Durant was an absolute beast in the Thunder's first home game since learning they'd be without Westbrook until the All-Star break. After logging 34 points in an 89-85 victory over the Charlotte Bobcats on Dec. 27, he provided a game-high 33 on 11-of-17 shooting in a 117-86 demolition of the Houston Rockets.
In addition to his ruthlessly efficient scoring, Durant provided 13 rebounds, five assists and heaps of encouragement for his supporting cast. When he checked out of the game with seven minutes remaining in the fourth quarter, he received a standing ovation.
Based on his pregame admission that Oklahoma City was going to need all hands on deck without its second-best player, Durant's concerted effort to inspire his teammates was hardly surprising.

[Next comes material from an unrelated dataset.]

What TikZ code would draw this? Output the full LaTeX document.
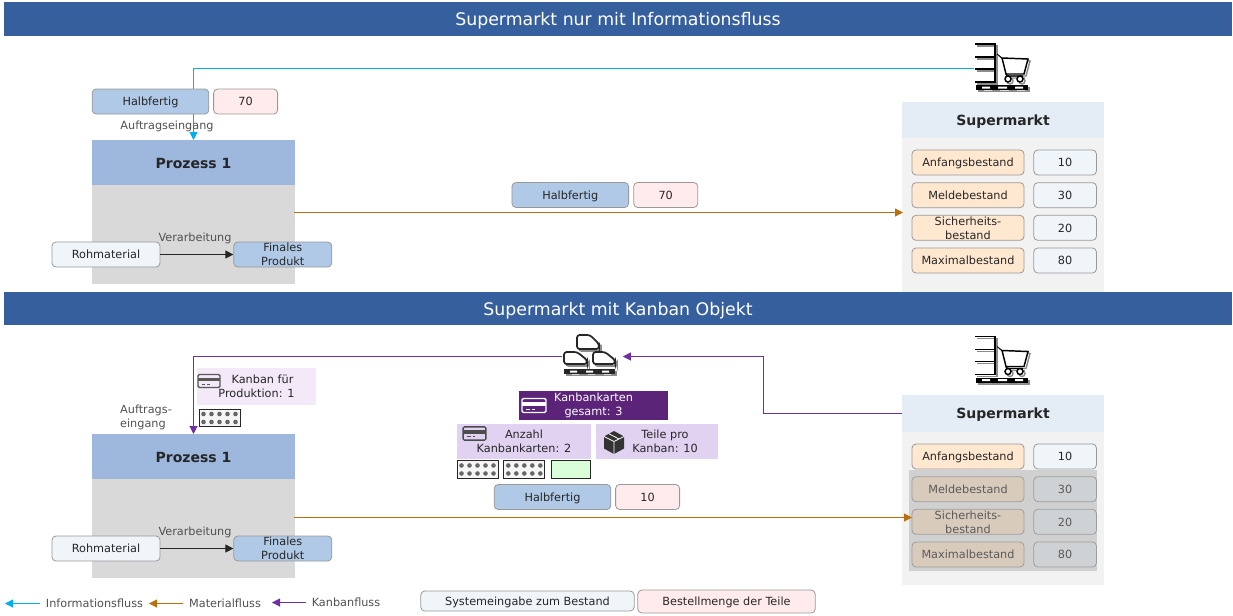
\documentclass[tikz,border=0pt]{standalone}
\usepackage{fontspec}
\setmainfont{DejaVu Sans}
\usepackage{tikz}
\usetikzlibrary{arrows.meta,positioning}

\definecolor{bannerblau}{HTML}{365F9E}
\definecolor{kopfblau}{HTML}{9DB7DD}
\definecolor{feldblau}{HTML}{AFC9E7}
\definecolor{feldhell}{HTML}{F0F5FA}
\definecolor{feldrosa}{HTML}{FFEBEC}
\definecolor{feldpeach}{HTML}{FFE8CF}
\definecolor{smkopf}{HTML}{E4ECF6}
\definecolor{infocyan}{HTML}{00B0F0}
\definecolor{materialbraun}{HTML}{B8700F}
\definecolor{kanbanlila}{HTML}{7030A0}
\definecolor{kartendunkel}{HTML}{5B2479}
\definecolor{kartenlila}{HTML}{E2D2F1}
\definecolor{kartenhell}{HTML}{F3E9F8}
\definecolor{textdunkel}{HTML}{262626}
\definecolor{textgrau}{HTML}{505050}

\tikzset{
  klein/.style={font=\fontsize{8.45pt}{10.5pt}\selectfont,text=textdunkel},
  einzeilig/.style={text height=6.3pt,text depth=0pt},
  zweizeilig/.style={execute at begin node={\rule{0pt}{#1}}},
  zweizeilig/.default=8pt,
  banner/.style={fill=bannerblau,text=white,minimum width=921pt,minimum height=25.25pt,inner sep=0pt,text height=11pt,text depth=1pt,font=\fontsize{13pt}{15pt}\selectfont},
  prozkopf/.style={fill=kopfblau,text=textdunkel,minimum width=152.25pt,minimum height=33.75pt,inner sep=0pt,outer sep=0pt,text height=9.8pt,text depth=1pt,font=\fontsize{10.5pt}{12pt}\selectfont\bfseries},
  prozrumpf/.style={fill=black!15,minimum width=152.25pt,minimum height=74.25pt,inner sep=0pt,outer sep=0pt},
  smoben/.style={fill=smkopf,text=textdunkel,minimum width=151.5pt,minimum height=27.5pt,inner sep=0pt,outer sep=0pt,text height=9pt,text depth=1pt,font=\fontsize{10.5pt}{12pt}\selectfont\bfseries},
  smrumpf/.style={fill=black!5,minimum width=151.5pt,minimum height=115pt,inner sep=0pt,outer sep=0pt},
  feld/.style={klein,draw=black!40,line width=.6pt,rounded corners=3pt,minimum height=18.75pt,inner sep=0pt,align=center},
  halb/.style={feld,einzeilig,fill=feldblau,minimum width=87.5pt},
  menge/.style={feld,einzeilig,fill=feldrosa,minimum width=48pt},
  roh/.style={feld,einzeilig,fill=feldhell,minimum width=81pt},
  fertig/.style={feld,fill=feldblau,minimum width=73.5pt},
  bestand/.style={feld,einzeilig,fill=feldpeach,minimum width=84pt},
  sicher/.style={feld,zweizeilig,fill=feldpeach,minimum width=84pt},
  wert/.style={feld,einzeilig,fill=feldhell,minimum width=47pt},
  karte/.style={klein,zweizeilig,inner sep=0pt,align=center,minimum height=26.25pt},
  notiz/.style={klein,text=textgrau,inner sep=0pt,align=left},
  lager/.style={draw=black!85,fill=black!4,line width=.6pt,minimum width=30.75pt,minimum height=13pt,inner sep=0pt},
  bildfeld/.style={minimum width=45pt,minimum height=30pt,inner sep=0pt},
  schleier/.style={fill=black!36,fill opacity=.42,minimum width=141pt,minimum height=76pt,inner sep=0pt},
  info/.style={->,draw=infocyan,line width=.75pt},
  material/.style={->,draw=materialbraun,line width=.75pt},
  kanban/.style={->,draw=kanbanlila,line width=.75pt},
  ablauf/.style={->,draw=textdunkel,line width=.75pt},
  wagen/.pic={
    \begin{scope}[black!45,shift={(2,2)}]\wagenlinien\end{scope}
    \begin{scope}[black]\wagenlinien\end{scope}
  },
  stapel/.pic={
    \begin{scope}[black!45,shift={(2,2)}]\stapellinien\end{scope}
    \begin{scope}[black!85]\stapellinien\end{scope}
  },
  kartenbild/.pic={
    \draw[line width=1pt,rounded corners=1pt] (-12,-7) rectangle (12,7);
    \fill (-12,-3.5) rectangle (12,0);
    \draw[line width=.6pt] (-8,3.5) -- (-4,3.5) (-2,3.5) -- (1,3.5);
  },
  kiste/.pic={
    \fill[black!80] (0,-11.5) -- (10,-6) -- (10,6) -- (0,11.5) -- (-10,6) -- (-10,-6) -- cycle;
    \draw[white,line width=.6pt] (-10,-6) -- (0,-1) -- (10,-6) (0,-1) -- (0,11.5) (-5,-8.7) -- (5,-3.5);
  },
  punkte/.pic={
    \foreach \i in {-16,-8,0,8,16}
      \foreach \j in {-4,4}
        \fill[black!60] (\i,\j) circle (2.3);
  }
}

% Regal mit Wagen, Ursprung links oben
\newcommand{\wagenlinien}{
  \draw[line width=1.2pt] (0,1) -- (20,1) -- (20,39) -- (0,39) (0,14) -- (20,14) (0,26) -- (20,26);
  \draw[line width=.7pt] (22,11) -- (27,15);
  \draw[line width=1.1pt,fill=white] (27,15) -- (53,16) -- (49,31) -- (31,31) -- cycle;
  \draw[line width=1.1pt] (31,31) -- (32,33) -- (48,33);
  \draw[line width=1.1pt,fill=white] (33,36) circle (3) (45,36) circle (3);
  \fill (1,42) rectangle (53,47);
  \fill[white] (7,43.5) rectangle (15,45.5) (23,43.5) rectangle (32,45.5) (40,43.5) rectangle (48,45.5);
}

% Kanban Bloecke auf Palette, Ursprung links oben
\newcommand{\stapellinien}{
  \draw[line width=1.3pt,fill=white,rounded corners=2pt] (14,0) -- (27,0) -- (36,9) -- (36,14) -- (14,14) -- cycle;
  \draw[line width=1.3pt,fill=white,rounded corners=2pt] (1,17) -- (14,17) -- (24,25) -- (24,29) -- (1,29) -- cycle;
  \draw[line width=1.3pt,fill=white,rounded corners=2pt] (30,17) -- (42,17) -- (52,25) -- (52,29) -- (30,29) -- cycle;
  \fill (1,34) rectangle (52,39);
  \fill[white] (7,35.5) rectangle (14,37.5) (23,35.5) rectangle (30,37.5) (39,35.5) rectangle (46,37.5);
}

\begin{document}
\begin{tikzpicture}[x=.75pt,y=-.75pt,>={Triangle[width=6pt,length=6pt]}]
\useasboundingbox (0,0) rectangle (1233,615);

% oberer Teil
\node[banner]      (bannerA) at (618,19)     {Supermarkt nur mit Informationsfluss};
\node[prozkopf]    (kopfA)   at (193.5,162.5)  {Prozess 1};
\node[prozrumpf,below=0pt of kopfA] (rumpfA) {};
\pic at (975,43) {wagen};
\coordinate (wagenA) at (974,68.5);
\draw[info] (wagenA) -| (kopfA.north);

\node[halb]        (halbA)   at (150.5,101.5) {Halbfertig};
\node[menge,right=3pt of halbA] (mengeA)      {70};
\node[notiz]       (auftragA) at (167,126)   {Auftragseingang};

\node[roh]         (rohA)    at (106,254.5)  {Rohmaterial};
\node[fertig,right=54.75pt of rohA] (finA)   {Finales\\Produkt};
\node[notiz]       (verarbA) at (195,238)    {Verarbeitung};
\draw[ablauf] (rohA) -- (finA);

\node[smoben]      (smkopfA) at (1003,120)   {Supermarkt};
\node[smrumpf,below=0pt of smkopfA] (smrumpfA) {};
\node[bestand]     (ankA)    at (968,162.5)  {Anfangsbestand};
\node[bestand,below=5.15pt of ankA] (melA)   {Meldebestand};
\node[sicher,below=5.15pt of melA]  (sicA)   {Sicherheits-\\bestand};
\node[bestand,below=5.15pt of sicA] (maxA)   {Maximalbestand};
\node[wert,right=6.75pt of ankA]    (wankA)  {10};
\node[wert,right=6.75pt of melA]    (wmelA)  {30};
\node[wert,right=6.75pt of sicA]    (wsicA)  {20};
\node[wert,right=6.75pt of maxA]    (wmaxA)  {80};

\node[halb]        (halbM)   at (570.3,195)  {Halbfertig};
\node[menge,right=3.2pt of halbM] (mengeM)   {70};
\coordinate (ausA) at (294,212.5);
\coordinate (einA) at (903,212.5);
\draw[material] (ausA) -- (einA);

% unterer Teil
\node[banner]      (bannerB) at (618,308.5)  {Supermarkt mit Kanban Objekt};
\node[prozkopf]    (kopfB)   at (193.5,456.5)  {Prozess 1};
\node[prozrumpf,below=0pt of kopfB] (rumpfB) {};
\node[smoben]      (smkopfB) at (1003,413.5) {Supermarkt};
\node[smrumpf,below=0pt of smkopfB] (smrumpfB) {};

\pic at (975,335.5) {wagen};
\node[bildfeld]    (stapelB) at (592.5,356.5) {};
\pic at (563,335) {stapel};
\coordinate (knick) at (763.5,356.5);
\draw[kanban] (smkopfB.west) -| (knick) -- (stapelB.east);
\draw[kanban] (stapelB.west) -| (kopfB.north);

\node[karte,fill=kartenhell,minimum width=89.25pt,minimum height=27.75pt] (karteP) at (256.5,386.5) {\hspace*{9pt}Kanban für\\Produktion: 1};
\pic[black!65,scale=.92] at (209,381) {kartenbild};
\node[notiz,zweizeilig=8.5pt] (auftragB) at (146,417) {Auftrags-\\eingang};
\node[lager]       (lagerP)  at (219.5,418)  {};
\pic at (lagerP) {punkte};

\node[karte,zweizeilig=9.5pt,fill=kartendunkel,text=white,minimum width=111.75pt,minimum height=21.75pt] (karteG) at (593.5,405.5) {Kanbankarten\\gesamt: 3};
\pic[white] at (534,405.5) {kartenbild};
\node[karte,fill=kartenlila,minimum width=100.5pt] (karteZ) at (524,441.5) {Anzahl\\Kanbankarten: 2};
\pic[black!70,scale=.95] at (474.5,433.5) {kartenbild};
\node[karte,fill=kartenlila,minimum width=91.5pt]  (karteT) at (657,441.5) {\hspace*{12pt}Teile pro\\\hspace*{12pt}Kanban: 10};
\pic at (614,442.5) {kiste};

\node[lager]       (lagerA)  at (477.5,469.5) {};
\pic at (lagerA) {punkte};
\node[lager,right=3.75pt of lagerA] (lagerB) {};
\pic at (lagerB) {punkte};
\node[lager,fill=green!15!white,minimum width=29.5pt,right=4pt of lagerB] (lagerC) {};

\node[halb]        (halbB)   at (552.5,497)  {Halbfertig};
\node[menge,right=3pt of halbB] (mengeB)     {10};

\node[roh]         (rohB)    at (106,548.5)  {Rohmaterial};
\node[fertig,right=54.75pt of rohB] (finB)   {Finales\\Produkt};
\node[notiz]       (verarbB) at (195,532)    {Verarbeitung};
\draw[ablauf] (rohB) -- (finB);

\node[bestand]     (ankB)    at (968,456.5)  {Anfangsbestand};
\node[bestand,below=5.15pt of ankB] (melB)   {Meldebestand};
\node[sicher,below=5.15pt of melB]  (sicB)   {Sicherheits-\\bestand};
\node[bestand,below=5.15pt of sicB] (maxB)   {Maximalbestand};
\node[wert,right=6.75pt of ankB]    (wankB)  {10};
\node[wert,right=6.75pt of melB]    (wmelB)  {30};
\node[wert,right=6.75pt of sicB]    (wsicB)  {20};
\node[wert,right=6.75pt of maxB]    (wmaxB)  {80};
\node[schleier]    (grauB)   at (1002.5,520.5) {};

\coordinate (ausB) at (294,517.5);
\coordinate (einB) at (912,517.5);
\draw[material] (ausB) -- (einB);

% Legende
\node[notiz,einzeilig]   (txtinfo) at (94.5,603.5) {Informationsfluss};
\coordinate (ziinfo) at (5,603.5);
\draw[info] (txtinfo.west) ++(-6,0) -- (ziinfo);
\node[notiz,einzeilig]   (txtmat)  at (225,603.5)  {Materialfluss};
\coordinate (zimat) at (149,603.5);
\draw[material] (txtmat.west) ++(-6,0) -- (zimat);
\node[notiz,einzeilig]   (txtkan)  at (346,602.5)  {Kanbanfluss};
\coordinate (zikan) at (272,602.5);
\draw[kanban] (txtkan.west) ++(-6,0) -- (zikan);
\node[feld,einzeilig,fill=feldhell,minimum width=160pt,minimum height=15pt] (legsys) at (527.5,601) {Systemeingabe zum Bestand};
\node[feld,einzeilig,fill=feldrosa,minimum width=133pt,minimum height=17.25pt] (legbest) at (726.5,601.5) {Bestellmenge der Teile};
\end{tikzpicture}
\end{document}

Per Nick Gallo of Thunder.com, Durant said:
You can’t be afraid to say you need your teammate.
We have to just do it collectively. We’re not afraid to say that I need Reggie Jackson, I need Serge Ibaka, and I need Kendrick Perkins. I’m not afraid to say that. I need to lean on those guys just like we need to lean on each other, all of us. That’s what the team is about. Through adversity we just have to trust in each other.
All right, we simply can't move on without acknowledging how refreshing and laudable those sentiments are. Durant is an exceptionally confident human being—one who, if pressed, would almost certainly tell you he's the baddest basketball player on the planet. But here, he's recognizing the value of togetherness, humility and team effort.
Years from now, we're going to look back on the days when KD and LeBron James spoiled us with leadership like this and wish we hadn't taken it for granted.
Back to the point, though: Durant was a leader in every sense against the Rockets.
He dominated the game statistically, but he also displayed a noticeably more vocal disposition when exhorting his teammates. Clearly, he recognized that if the Thunder were going to build momentum without Westbrook, he'd have to be the one to make sure everybody was pushing in the same direction.
Fortunately, OKC's bit players are now ready for major roles.
Jeremy Lamb poured in a career-high 22 points on 8-of-10 shooting, tossing in five rebounds and five assists for good measure. He was remarkably aggressive, showing flashes of the skill and confidence that made him a major component of the trade that sent James Harden to Houston before last season.
In the fourth quarter, Durant howled in appreciation when Lamb finished a contested layup on the break.
And shortly after KD took a seat, Lamb whipped a half-court alley-oop to Perry Jones, who finished gracefully at the rim. In all, it was an amazing performance from Lamb in a season that is slowly revealing his star potential.
Reggie Jackson held down the point guard position with aplomb, totaling 16 points and a game-high eight assists on 7-of-12 shooting.
The list of contributors goes on: Nick Collison hustled and worked hard on the glass, Thabo Sefolosha defended and Kendrick Perkins even managed to contribute nine rebounds in 23 half-decent minutes.
Jones played one of his best games of the year, scoring eight points on 4-of-5 shooting while defending like a man possessed:
The Thunder reserves and role players were fantastic, providing the surge that was missing in last year's playoff defeat to the Memphis Grizzlies. Back then, neither Durant nor his teammates were ready for life without Westbrook.
Things appear to have changed since then. We got a glimpse of a very capable Thunder team earlier this year when Westbrook was sidelined, but this version of Durant—and OKC as a whole—is different.
The caveat here is that Houston was obviously exhausted. They were playing their fourth game in five days, and their play suffered on both ends. But a worn-out Houston team is still dangerous, and it would have been easy for the Thunder to approach this game cautiously.
The fact that Oklahoma City was on the attack from the opening tip shows just how far it has come since Westbrook's last prolonged absence.
Ultimately, the story is the same for the Thunder: Their fate starts and ends with Durant.
He's playing better than ever right now, posting career highs in rebounds, assists and three-point shooting while proving he can lead without his top running mate. Essentially, KD has gone from "great" to "greater."
Compounding the positive outlook for the Thunder is the fact that Durant's supporting cast has been better, making his load a little lighter. OKC's defensive rating has improved from fourth in the league last year to second in 2013-14, per NBA.com. And the offense is, as ever, elite.
Looking ahead, the Thunder have a Dec. 31 tilt with the Portland Trail Blazers that should tell us even more about their fitness for contention without Westbrook. If Durant and OKC take care of business against the Blazers as thoroughly as they did against the Rockets, watch out.
Everything was lining up for a title run in Oklahoma City before Westbrook's injury. Based on the way Durant and his team have responded in these last two games, it doesn't appear as if anything has changed.